ただし、世界のエネルギー消費量の増加と共に、燃料価格は大きく値上がりを見せています。
エネルギーの多くを海外に依存している日本においては、コスト面でのメリットが大きいと言えなくなる可能性も出てきています。
化石燃料のデメリット
世界中で使われている化石燃料ですが、近年はデメリットが指摘されるようになり、使い過ぎを見直す動きが広がっています。化石燃料を使うと、どのようなデメリットがあるのでしょうか。
地球温暖化の要因に
近年、地球温暖化が原因とみられる気候変動が、世界中で起こっています。地球温暖化の大きな要因が、化石燃料を燃やすときに排出される「二酸化炭素」です。化石燃料が出す二酸化炭素は、大昔に植物や微生物が取り込んだもので、排出されると地上の二酸化炭素濃度が高くなります。

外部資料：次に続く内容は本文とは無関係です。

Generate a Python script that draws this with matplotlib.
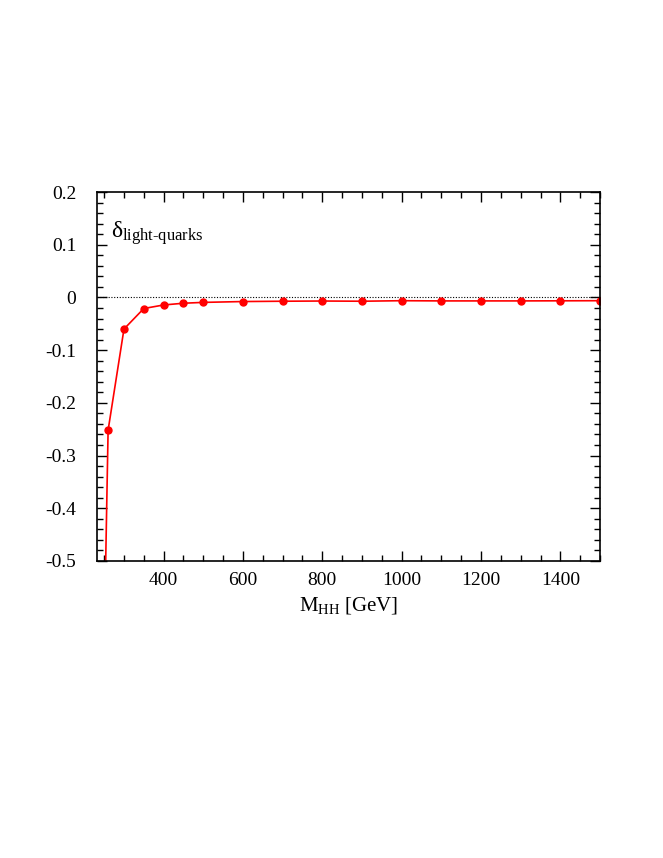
import numpy as np
import matplotlib
matplotlib.use("Agg")
from matplotlib import pyplot as plt
from matplotlib.ticker import MultipleLocator

# M_HH [GeV] and delta_light-quarks
mhh = [250, 260, 300, 350, 400, 450, 500, 600, 700, 800, 900, 1000, 1100, 1200, 1300, 1400, 1500]
delta = [-0.66, -0.252, -0.060, -0.021, -0.0143, -0.011, -0.0094, -0.0078, -0.0072, -0.0068,
         -0.0072, -0.0062, -0.0066, -0.0066, -0.0066, -0.0064, -0.0062]
err = [0.0, 0.004, 0.0015, 0.001, 0.0008, 0.0008, 0.0008, 0.0008, 0.0008, 0.0008,
       0.0008, 0.0008, 0.0008, 0.0008, 0.0008, 0.0008, 0.0008]

plt.rcParams['font.family'] = ['Liberation Serif', 'DejaVu Serif']
plt.rcParams['mathtext.fontset'] = 'custom'
plt.rcParams['mathtext.rm'] = 'Liberation Serif'
plt.rcParams['mathtext.it'] = 'Liberation Serif'

fig = plt.figure(figsize=(6.63, 8.58), dpi=100)
ax = fig.add_axes([0.1463, 0.3462, 0.9050 - 0.1463, 0.7762 - 0.3462])

ax.axhline(0, color="black", ls=(0, (1, 1.5)), lw=0.8)
ax.errorbar(mhh, delta, yerr=err, color="red", marker="o", ms=5, lw=1.2,
            capsize=2.5, elinewidth=1.0, clip_on=True)

ax.set_xlim(232, 1500)
ax.set_ylim(-0.5, 0.2)
ax.xaxis.set_major_locator(MultipleLocator(200))
ax.xaxis.set_minor_locator(MultipleLocator(50))
ax.yaxis.set_major_locator(MultipleLocator(0.1))
ax.yaxis.set_minor_locator(MultipleLocator(0.02))
ax.tick_params(which="both", direction="in", top=True, right=True, labelsize=14, width=1.0)
ax.tick_params(which="major", length=7)
ax.tick_params(which="minor", length=4)
ax.tick_params(axis="x", pad=8)
ax.tick_params(axis="y", pad=15)
for s in ax.spines.values():
    s.set_linewidth(1.2)

ax.yaxis.set_major_formatter(plt.FuncFormatter(lambda v, p: "0" if abs(v) < 1e-9 else "%g" % v))

ax.set_xlabel(r"M$_{\mathrm{HH}}$ [GeV]", fontsize=15, labelpad=4)
ax.text(0.028, 0.875, r"$\delta_{\mathrm{light\text{-}quarks}}$", transform=ax.transAxes, fontsize=17)

fig.savefig("out.png", dpi=100)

二酸化炭素には温室効果があるため、濃度が高くなれば温暖化を進行させてしまうのです。人類が化石燃料を使い始めてから、地上の二酸化炭素量は増え続けており、今後どのように減らしていくのかは世界的な問題です。
世界各国で二酸化炭素の排出量を削減する努力が進められ、「京都議定書」や「パリ協定」といった国際的な枠組みも作られています。
将来的に枯渇する
日本を始め、多くの国で化石燃料を大量に消費していますが、経済発展に伴って今まで化石燃料を消費していなかった国も今後たくさん使うことが予想されます。
しかし化石燃料は、長い時間をかけて地球が作り出した資源です。たくさん埋まっているといっても量には限りがあり、新しく作ることもできません。
このため現在採掘中の化石燃料は、早ければ数十年後には枯渇すると考えられています。採掘技術や地中探査技術が進歩して採掘量は増えていますが、このまま消費を続ければ、化石燃料はいつかはなくなってしまうでしょう。
化石燃料に代わる次世代の燃料
地球温暖化を防ぐために、また枯渇したときのために、化石燃料に代わる「次世代燃料」が続々と開発されています。特に注目を集めている燃料を紹介します。
バイオマス燃料
「バイオマス」とは、動植物から生まれる有機性資源のことです。バイオマスは「廃棄されるもの」「未利用のもの」「資源作物」と大きく3種類に分けられます。
廃棄されるものは生ごみ・紙ごみ・家畜のふん尿などです。未利用のものは稲わらや麦わら、伐採後に残った材木などが挙げられます。
資源作物とは、食用ではなく資源利用を前提に栽培された作物です。トウモロコシや大豆、サトウキビなどが知られています。また、海草やプランクトンも、バイオマス資源として期待されています。
このようなバイオマス資源を利用して作る燃料が、バイオマス燃料です。燃料の種類は固体・液体・気体とさまざまで、それぞれ化石燃料と同じように発電や乗り物の燃料、プラスチック製品などに使えます。
バイオマスの大元となる植物は、現在地上にある二酸化炭素を吸収して育ちます。バイオマス燃料を燃やしても、地球全体の二酸化炭素量は変わらないことから、二酸化炭素を排出する化石燃料よりも環境に優しいとして、近年注目されているのです。
GTL
「GTL」は「Gas to Liquids」の略です。天然ガスを液化したもので、石油から作る「軽油」と同じ性能を持ち、ディーゼルエンジンの燃料として使います。
GTLには、石油に含まれる硫黄分や金属分などの不純物が一切含まれておらず、排気ガスがとてもクリーンです。
二酸化炭素の排出量も、軽油に比べて8.5%削減できます。軽油よりもコストが高いのが課題ですが、今後大量生産が可能になれば価格が下がり、普及が見込めるでしょう。
暮らしを支える燃料について考えよう
化石燃料は、私たちの暮らしに多くの恩恵をもたらしてくれます。
しかし、便利な暮らしを享受すればするほど地球環境は破壊され、資源もなくなってしまいます。化石燃料への依存を見直し、他の手段を考える時代が来たともいえるでしょう。
エネルギーの確保は、未来を生きる子どもたちのためにも、避けては通れない問題です。暮らしを支える燃料について、普段から意識してみると新たな気づきがあるかもしれません。